Call system() inside forked (child) proces

2019-08-15 05:37发布

I have a program that have many threads. Some threads are TCP servers... Each server fires new threads to handle any new connections.

Inside one of the threads that handles a single client, I call fork(). The child process calls setpgid() (to create a new group) and then system() (the function of C/C++ standard library). The parent process keeps taking naps (usleep() function) and checking a time limit. If the time limit is exceeded before child process returns from system(), the parent SIGKILLs the child.

I'm using: Linux (Ubuntu), pthreads, etc. Nothing but C/C++ standard library!

My questions: what happens with all the threads and TCP sockets on the child process? Are these things inherited from the parent process? Will both child and parent run all these threads and TCP servers simultaneously? It would make no sense to me... And when parent SIGKILLs child, will the sockets be closed only inside child, or also in the parent?

Currently, I'm actually using exec() to clean the whole image of the child process, but I'd rather call system() directly if it's safe.

1条回答
爷的心禁止访问
2楼-- · 2019-08-15 06:23

File descriptors (a.k.a. fds) such as TCP sockets are inherited across a fork. The file or device "behind" them generally remains open and serviceable until the last file descriptor to it is closed or dismissed at process termination. Thus SIGKILL'ing the child won't affect the TCP sockets shared with the parent.
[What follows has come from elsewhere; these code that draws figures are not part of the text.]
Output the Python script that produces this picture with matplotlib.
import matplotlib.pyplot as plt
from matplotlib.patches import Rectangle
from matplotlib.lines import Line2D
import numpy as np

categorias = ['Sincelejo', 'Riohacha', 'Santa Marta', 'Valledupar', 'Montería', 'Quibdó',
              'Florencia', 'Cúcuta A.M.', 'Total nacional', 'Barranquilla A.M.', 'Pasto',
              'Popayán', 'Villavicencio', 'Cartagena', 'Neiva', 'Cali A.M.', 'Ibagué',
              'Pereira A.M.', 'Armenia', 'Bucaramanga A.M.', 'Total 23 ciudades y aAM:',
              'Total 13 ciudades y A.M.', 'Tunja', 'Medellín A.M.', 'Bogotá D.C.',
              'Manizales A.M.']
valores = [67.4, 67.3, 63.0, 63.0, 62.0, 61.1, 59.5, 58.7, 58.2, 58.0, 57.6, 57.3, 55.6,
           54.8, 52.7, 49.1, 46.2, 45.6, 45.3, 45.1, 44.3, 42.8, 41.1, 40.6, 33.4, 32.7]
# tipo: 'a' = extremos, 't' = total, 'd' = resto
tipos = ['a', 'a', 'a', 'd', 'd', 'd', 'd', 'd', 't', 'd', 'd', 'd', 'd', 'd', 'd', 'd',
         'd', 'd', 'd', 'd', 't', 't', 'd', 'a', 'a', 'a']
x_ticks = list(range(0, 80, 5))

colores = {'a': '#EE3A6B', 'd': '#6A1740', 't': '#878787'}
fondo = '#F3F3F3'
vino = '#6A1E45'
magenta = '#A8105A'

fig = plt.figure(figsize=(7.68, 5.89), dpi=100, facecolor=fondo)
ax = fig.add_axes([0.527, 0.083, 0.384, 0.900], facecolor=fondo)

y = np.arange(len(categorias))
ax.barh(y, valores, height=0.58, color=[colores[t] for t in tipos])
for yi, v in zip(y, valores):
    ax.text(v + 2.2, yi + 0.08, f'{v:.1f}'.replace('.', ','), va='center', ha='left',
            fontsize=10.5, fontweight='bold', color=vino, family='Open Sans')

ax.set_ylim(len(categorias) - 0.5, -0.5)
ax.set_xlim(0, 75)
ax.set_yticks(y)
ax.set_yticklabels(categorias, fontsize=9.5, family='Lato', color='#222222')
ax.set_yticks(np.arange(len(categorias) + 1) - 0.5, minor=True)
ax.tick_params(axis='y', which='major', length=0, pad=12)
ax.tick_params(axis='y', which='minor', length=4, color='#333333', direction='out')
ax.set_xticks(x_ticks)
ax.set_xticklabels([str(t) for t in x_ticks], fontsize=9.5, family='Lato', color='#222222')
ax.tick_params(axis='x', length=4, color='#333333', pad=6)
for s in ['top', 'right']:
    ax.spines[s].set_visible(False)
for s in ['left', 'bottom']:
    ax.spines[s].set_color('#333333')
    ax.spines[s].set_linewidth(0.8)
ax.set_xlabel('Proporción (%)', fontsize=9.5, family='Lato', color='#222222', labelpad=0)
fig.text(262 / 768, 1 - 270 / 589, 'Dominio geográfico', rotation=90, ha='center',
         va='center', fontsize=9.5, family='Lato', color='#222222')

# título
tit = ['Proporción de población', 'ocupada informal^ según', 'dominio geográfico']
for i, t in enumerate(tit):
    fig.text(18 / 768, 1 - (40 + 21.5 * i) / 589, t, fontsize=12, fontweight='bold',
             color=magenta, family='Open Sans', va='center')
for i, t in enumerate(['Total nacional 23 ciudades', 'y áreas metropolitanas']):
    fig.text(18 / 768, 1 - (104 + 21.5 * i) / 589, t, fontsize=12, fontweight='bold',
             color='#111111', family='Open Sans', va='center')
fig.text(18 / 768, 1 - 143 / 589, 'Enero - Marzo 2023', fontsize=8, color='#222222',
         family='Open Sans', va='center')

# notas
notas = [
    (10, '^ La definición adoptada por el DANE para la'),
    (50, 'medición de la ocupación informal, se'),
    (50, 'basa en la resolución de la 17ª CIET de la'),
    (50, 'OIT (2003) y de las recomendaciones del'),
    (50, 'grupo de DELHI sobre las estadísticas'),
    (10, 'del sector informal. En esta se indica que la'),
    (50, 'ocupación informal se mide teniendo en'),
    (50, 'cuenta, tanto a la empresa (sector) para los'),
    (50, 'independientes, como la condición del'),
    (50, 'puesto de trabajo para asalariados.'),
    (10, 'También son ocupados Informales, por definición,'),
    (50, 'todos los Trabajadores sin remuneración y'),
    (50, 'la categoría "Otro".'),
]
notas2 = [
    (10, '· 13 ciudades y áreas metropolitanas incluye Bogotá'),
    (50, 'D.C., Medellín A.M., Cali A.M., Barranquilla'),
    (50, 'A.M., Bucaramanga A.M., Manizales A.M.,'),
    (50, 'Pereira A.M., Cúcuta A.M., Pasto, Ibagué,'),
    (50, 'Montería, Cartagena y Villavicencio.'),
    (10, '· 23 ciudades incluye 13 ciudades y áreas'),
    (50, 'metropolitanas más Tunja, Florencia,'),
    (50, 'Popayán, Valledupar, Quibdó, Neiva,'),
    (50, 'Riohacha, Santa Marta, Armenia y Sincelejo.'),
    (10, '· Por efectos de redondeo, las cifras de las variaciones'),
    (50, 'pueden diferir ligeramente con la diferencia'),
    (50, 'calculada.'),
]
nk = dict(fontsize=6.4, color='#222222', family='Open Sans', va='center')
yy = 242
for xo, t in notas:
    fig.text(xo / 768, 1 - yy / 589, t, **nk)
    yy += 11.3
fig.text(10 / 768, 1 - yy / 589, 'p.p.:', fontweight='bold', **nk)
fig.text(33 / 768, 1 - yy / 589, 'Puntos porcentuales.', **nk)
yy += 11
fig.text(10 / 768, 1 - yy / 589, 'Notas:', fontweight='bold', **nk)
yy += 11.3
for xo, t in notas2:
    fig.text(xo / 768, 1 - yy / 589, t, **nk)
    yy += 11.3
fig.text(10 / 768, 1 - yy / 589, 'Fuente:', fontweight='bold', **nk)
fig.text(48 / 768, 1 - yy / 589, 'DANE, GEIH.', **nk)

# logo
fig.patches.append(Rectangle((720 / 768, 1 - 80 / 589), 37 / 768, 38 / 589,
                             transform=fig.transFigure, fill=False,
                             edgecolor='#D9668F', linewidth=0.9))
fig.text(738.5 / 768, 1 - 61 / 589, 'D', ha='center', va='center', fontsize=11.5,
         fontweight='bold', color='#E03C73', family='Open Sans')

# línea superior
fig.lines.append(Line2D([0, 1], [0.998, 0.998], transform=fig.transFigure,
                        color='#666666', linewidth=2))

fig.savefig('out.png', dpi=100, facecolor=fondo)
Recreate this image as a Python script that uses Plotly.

Only the fork()ing thread is executing in the child, however. The other threads of control are not copied. Your situation looks something like this:

+-- PID 100 -------------+ # parent
| fds: 0, 1, 2, 3 ... N  | # fds: stdin, stdout, stderr, socket ... socket
| threads:               |
|      0 (main)          |
|      1 (tcp server)    |
|      2 (forky)  ---------(fork(2))-+
|      ...               |           |
|      N (tcp server)    |           |
+------------------------+           |
                                     |
                                     |
                     +-- PID 101 -------------+ # child
                     | fds: 0, 1, 2, 3 ... N  | # fds: inherited
                     | threads:               |
                     |      0 (copy of forky) | # will exec() ?
                     +------------------------+

Calling exec will replace the PID 101 process image with some text's main() (and close any file descriptors marked FD_CLOEXEC). Calling system("whatever"), by contrast, would probably spawn at least two more processes: a (grand)child /bin/sh and a (great) grandchild "whatever".

It's very easy to confound yourself mixing threads, forks, and shared resources, especially if old, old interfaces like system() are thrown into the mix. Go slowly, explicitly discard resources you don't need when you don't need them, and troubleshoot one thing at a time.